While statutes require the election of a chair and a secretary of different genders, I don't think the absence of any committee members of a particular gender necessarily means the committee doesn't exist.
I also disagree that the presence of the outgoing central committee chair is a prerequisite to having an organizational meeting. That would have been especially difficult for the Green Party, because I don't think they ever replaced Willie Marshall as chair after he died. I think a meeting of all of the duly elected committee people (all one of them) would constitute an organizational meeting.
If you're correct, though, and no committee existed to collect filing fees, the City Charter provides that the filing fees go to the City treasury instead of to the (nonexistent) party committee. It would be up to City Treasurer Larry Williams (ironically the person DeVivo ran against last November) to get those fees from the E Board or ersatz party committee, as the case may be. Is Larry sleeping at the switch? But candidates still get to file and run on parties that have ballot status, whether or not they have a central committee, as long as they pay their filing fees.
I have heard (but cannot confirm) that all but one of the persons elected to the Green Party committee by write-in votes were ineligible because they either didn't exist or didn't live in the ward where the vote electing them was cast. And the one who did live in her ward (drum roll, please): 7th Ward Alderwoman Phyllis Young (although the voter spelled Phyllis with just one L). She is ineligible to be both alderman and committeewoman (whether or not from the same party) and would have to resign one. While she clearly would reject the Green Party post, I'm not aware that she has yet (perhaps because no one told her she got the GP vote). Isn't this fun?
Oracle, do not fight my awesome powers of useless information retrieval. Larry accepts the filing fee and sends it to GR only in cases of Independent candidates.
2.08.070 St. Louis City Revised Code - Independent candidate payment.
Any person desiring to file declaration papers, or propose as a candidate on any independent or nonpartisan ticket, who does not announce by declaration papers as a candidate for any political party as defined by law, and is not a member of a political party having a state or city committee, or treasurer thereof, shall pay the sum of money required by this chapter to be paid by the candidate for the office for which he proposes to the treasurer of the city; take a receipt therefor, and file this receipt with his declaration papers. The sum of money, so paid, shall go into the general revenue fund of the city. (1948 C. Ch. 20 § 13: 1960 C. § 76.070.)

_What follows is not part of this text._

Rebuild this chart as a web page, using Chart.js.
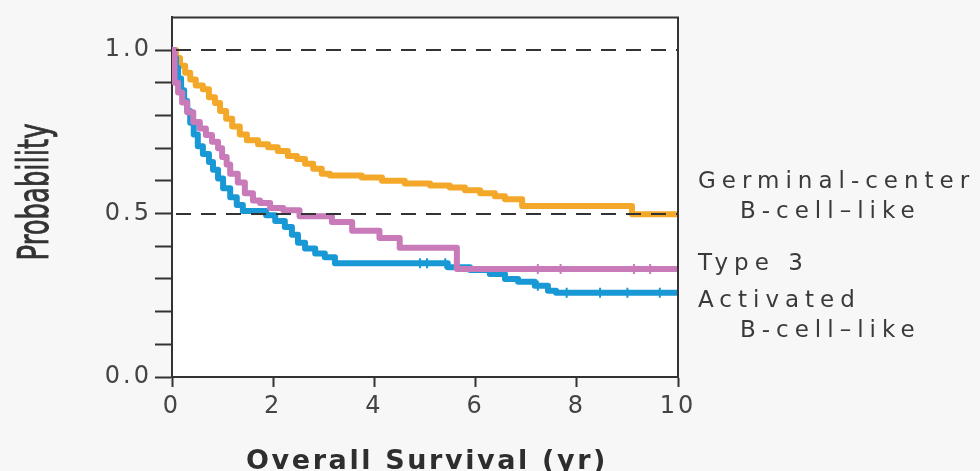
<!DOCTYPE html>
<html>
<head>
<meta charset="utf-8">
<script src="https://cdn.jsdelivr.net/npm/chart.js@4/dist/chart.umd.min.js"></script>
<style>
  body { margin: 0; background: #f7f7f7; }
  #wrap { width: 980px; height: 471px; position: relative; }
</style>
</head>
<body>
<div id="wrap"><canvas id="km"></canvas></div>
<script>
// Kaplan-Meier curves (time in years, survival probability)
const gcbTime = [0, 0.08, 0.16, 0.26, 0.36, 0.47, 0.61, 0.73, 0.85, 0.95, 1.07, 1.19, 1.34, 1.48, 1.70, 1.90, 2.09, 2.29, 2.47, 2.63, 2.79, 2.96, 3.12, 3.75, 4.15, 4.6, 5.1, 5.49, 5.79, 6.09, 6.38, 6.58, 6.92, 9.09, 10];
const gcbSurv = [1.0, 0.976, 0.952, 0.931, 0.91, 0.892, 0.88, 0.856, 0.838, 0.814, 0.79, 0.766, 0.742, 0.724, 0.712, 0.703, 0.691, 0.676, 0.667, 0.652, 0.637, 0.622, 0.616, 0.61, 0.60, 0.592, 0.586, 0.58, 0.571, 0.562, 0.553, 0.544, 0.523, 0.498, 0.498];

const type3Time = [0, 0.05, 0.12, 0.2, 0.3, 0.42, 0.55, 0.67, 0.79, 0.91, 0.99, 1.08, 1.15, 1.3, 1.44, 1.6, 1.74, 1.94, 2.2, 2.52, 3.16, 3.56, 4.1, 4.5, 5.63, 10];
const type3Surv = [1.0, 0.90, 0.87, 0.84, 0.81, 0.78, 0.76, 0.74, 0.72, 0.70, 0.673, 0.65, 0.622, 0.595, 0.562, 0.54, 0.532, 0.517, 0.51, 0.492, 0.474, 0.447, 0.425, 0.395, 0.33, 0.33];

const abcTime = [0, 0.04, 0.08, 0.12, 0.18, 0.24, 0.30, 0.36, 0.43, 0.51, 0.61, 0.73, 0.81, 0.91, 1.01, 1.15, 1.28, 1.40, 1.86, 2.04, 2.23, 2.37, 2.49, 2.63, 2.83, 3.02, 3.22, 5.45, 5.89, 6.28, 6.58, 6.84, 7.17, 7.43, 7.59, 10];
const abcSurv = [1.0, 0.976, 0.946, 0.913, 0.877, 0.844, 0.814, 0.778, 0.742, 0.706, 0.682, 0.658, 0.634, 0.607, 0.577, 0.55, 0.526, 0.508, 0.495, 0.477, 0.459, 0.435, 0.411, 0.393, 0.378, 0.366, 0.348, 0.336, 0.327, 0.315, 0.30, 0.291, 0.279, 0.264, 0.258, 0.258];

// censored observations (tick marks)
const type3CensorTime = [7.23, 7.68, 9.13, 9.45];
const type3CensorSurv = [0.33, 0.33, 0.33, 0.33];
const abcCensorTime = [4.9, 5.04, 5.4, 7.23, 7.8, 8.46, 9.0, 9.64];
const abcCensorSurv = [0.348, 0.348, 0.348, 0.279, 0.258, 0.258, 0.258, 0.258];

const xTicks = [0, 2, 4, 6, 8, 10];
const yTicks = [0, 0.1, 0.2, 0.3, 0.4, 0.5, 0.6, 0.7, 0.8, 0.9, 1.0];
const yLabelled = [0, 0.5, 1.0];
const yDashed = [0.5, 1.0];

const xTitle = 'Overall Survival (yr)';
const yTitle = 'Probability';
const groupLabels = [
    ['Germinal-center', 'B-cell\u2013like'],
    ['Type 3'],
    ['Activated', 'B-cell\u2013like']
];

const ORANGE = '#f4a82a';
const PINK = '#c87ab9';
const BLUE = '#1898d5';
const INK = '#333333';

function toPoints(xs, ys) {
    return xs.map((x, i) => ({ x: x, y: ys[i] }));
}

function curve(label, xs, ys, color) {
    return {
        label: label,
        data: toPoints(xs, ys),
        borderColor: color,
        borderWidth: 6,
        stepped: true,
        pointRadius: 0,
        borderJoinStyle: 'round',
        fill: false
    };
}

function censors(xs, ys, color) {
    return {
        data: toPoints(xs, ys),
        showLine: false,
        pointStyle: 'line',
        rotation: 90,
        pointRadius: 5,
        pointBorderWidth: 2,
        borderColor: color,
        pointBorderColor: color
    };
}

// draws text so that it spans a given width by spreading the letters
function spreadText(ctx, text, x, y, targetWidth) {
    ctx.letterSpacing = '0px';
    const w = ctx.measureText(text).width;
    const gap = Math.max(0, (targetWidth - w) / text.length);
    ctx.letterSpacing = gap.toFixed(2) + 'px';
    ctx.fillText(text, x, y);
}

// background, frame, dashed reference lines and hand-placed text
const framePlugin = {
    id: 'framePlugin',
    beforeDraw(chart) {
        const { ctx, chartArea: a, width, height } = chart;
        ctx.save();
        ctx.fillStyle = '#f7f7f7';
        ctx.fillRect(0, 0, width, height);
        ctx.fillStyle = '#ffffff';
        ctx.fillRect(a.left, a.top, a.right - a.left, a.bottom - a.top);
        ctx.restore();
        ctx.letterSpacing = '3px';
    },
    afterDatasetsDraw(chart) {
        const { ctx, chartArea: a } = chart;
        const yScale = chart.scales.y;
        ctx.save();
        ctx.strokeStyle = INK;
        ctx.lineWidth = 2;
        ctx.setLineDash([15, 10]);
        yDashed.forEach(v => {
            const py = Math.round(yScale.getPixelForValue(v));
            ctx.beginPath();
            ctx.moveTo(a.left + 4, py);
            ctx.lineTo(a.right, py);
            ctx.stroke();
        });
        ctx.restore();
    },
    afterDraw(chart) {
        const { ctx, chartArea: a } = chart;
        ctx.save();
        ctx.strokeStyle = INK;
        ctx.lineWidth = 2;
        ctx.setLineDash([]);
        ctx.beginPath();
        ctx.moveTo(a.left, a.top);
        ctx.lineTo(a.right, a.top);
        ctx.lineTo(a.right, a.bottom);
        ctx.stroke();

        // x title
        ctx.fillStyle = '#2e2e2e';
        ctx.font = 'bold 27px "DejaVu Sans"';
        ctx.textAlign = 'left';
        ctx.textBaseline = 'alphabetic';
        spreadText(ctx, xTitle, 246, 469, 362);

        // y title, condensed
        ctx.save();
        ctx.letterSpacing = '0px';
        ctx.fillStyle = '#333';
        ctx.strokeStyle = '#333';
        ctx.lineWidth = 0.9;
        ctx.font = '42px "Liberation Sans Narrow", "DejaVu Sans Condensed", sans-serif';
        ctx.textAlign = 'center';
        const w = ctx.measureText(yTitle).width;
        ctx.translate(48, 192);
        ctx.rotate(-Math.PI / 2);
        ctx.scale(137 / w, 1);
        ctx.fillText(yTitle, 0, 0);
        ctx.strokeText(yTitle, 0, 0);
        ctx.restore();

        // group labels at the right
        ctx.fillStyle = '#3a3a3a';
        ctx.font = '23px "DejaVu Sans"';
        ctx.textAlign = 'left';
        ctx.letterSpacing = '6px';
        const x0 = a.right + 20;
        const blockTop = [188, 270, 307];
        groupLabels.forEach((lines, i) => {
            lines.forEach((t, j) => {
                ctx.fillText(t, x0 + (j > 0 ? 42 : 0), blockTop[i] + j * 30);
            });
        });
        ctx.restore();
        ctx.letterSpacing = '0px';
    }
};

new Chart(document.getElementById('km'), {
    type: 'line',
    data: {
        datasets: [
            curve('Type 3', type3Time, type3Surv, PINK),
            curve('Activated B-cell-like', abcTime, abcSurv, BLUE),
            curve('Germinal-center B-cell-like', gcbTime, gcbSurv, ORANGE),
            censors(type3CensorTime, type3CensorSurv, PINK),
            censors(abcCensorTime, abcCensorSurv, BLUE)
        ]
    },
    options: {
        responsive: true,
        maintainAspectRatio: false,
        animation: false,
        layout: { padding: { left: 0, right: 302, top: 12, bottom: 0 } },
        plugins: { legend: { display: false }, tooltip: { enabled: false } },
        scales: {
            x: {
                type: 'linear',
                min: 0,
                max: 10,
                afterBuildTicks: s => { s.ticks = xTicks.map(v => ({ value: v })); },
                afterFit: s => { s.height = 94; },
                ticks: {
                    autoSkip: false,
                    maxRotation: 0,
                    padding: 5,
                    color: '#444',
                    font: { family: 'DejaVu Sans', size: 24 }
                },
                grid: {
                    drawOnChartArea: false,
                    color: INK,
                    tickColor: INK,
                    tickLength: 10,
                    tickWidth: 2
                },
                border: { color: INK, width: 2 }
            },
            y: {
                min: 0,
                max: 1.1,
                afterBuildTicks: s => { s.ticks = yTicks.map(v => ({ value: v })); },
                afterFit: s => { s.width = 172; },
                ticks: {
                    autoSkip: false,
                    padding: 3,
                    color: '#444',
                    font: { family: 'DejaVu Sans', size: 24 },
                    callback: v => (yLabelled.includes(v) ? v.toFixed(1) : '')
                },
                grid: {
                    drawOnChartArea: false,
                    color: INK,
                    tickColor: INK,
                    tickLength: 17,
                    tickWidth: 2
                },
                border: { color: INK, width: 2 }
            }
        }
    },
    plugins: [framePlugin]
});
</script>
</body>
</html>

The statute about the organizational meeting- "At the meeting, each committee shall organize by electing one of its members as chair and one of its members as vice chair, a man and a woman,..."- clearly says it takes two to tango and the two shall be of opposite gender. What's the most important word in any law? The may or shall. This one says shall.
Ms. Young likely has all the Green needs in her life from Mr. Young, who is to the left of GP and walks the walk. No Mike Mitchell scenario there.
"Dance like nobody's watching. Love like you've never been hurt. Sing like nobody's listening. Live like it's heaven on earth."- Mark Twain
Not completely. State law allows the committee members (i.e., DeVivo) to appoint other members of the committee. (That's how vacancies are filled on the Democratic and Republican central committees.) If DeVivo were to be elected mayor, the committee would continue to exist so long as he had appointed one or more other members prior to his own resignation.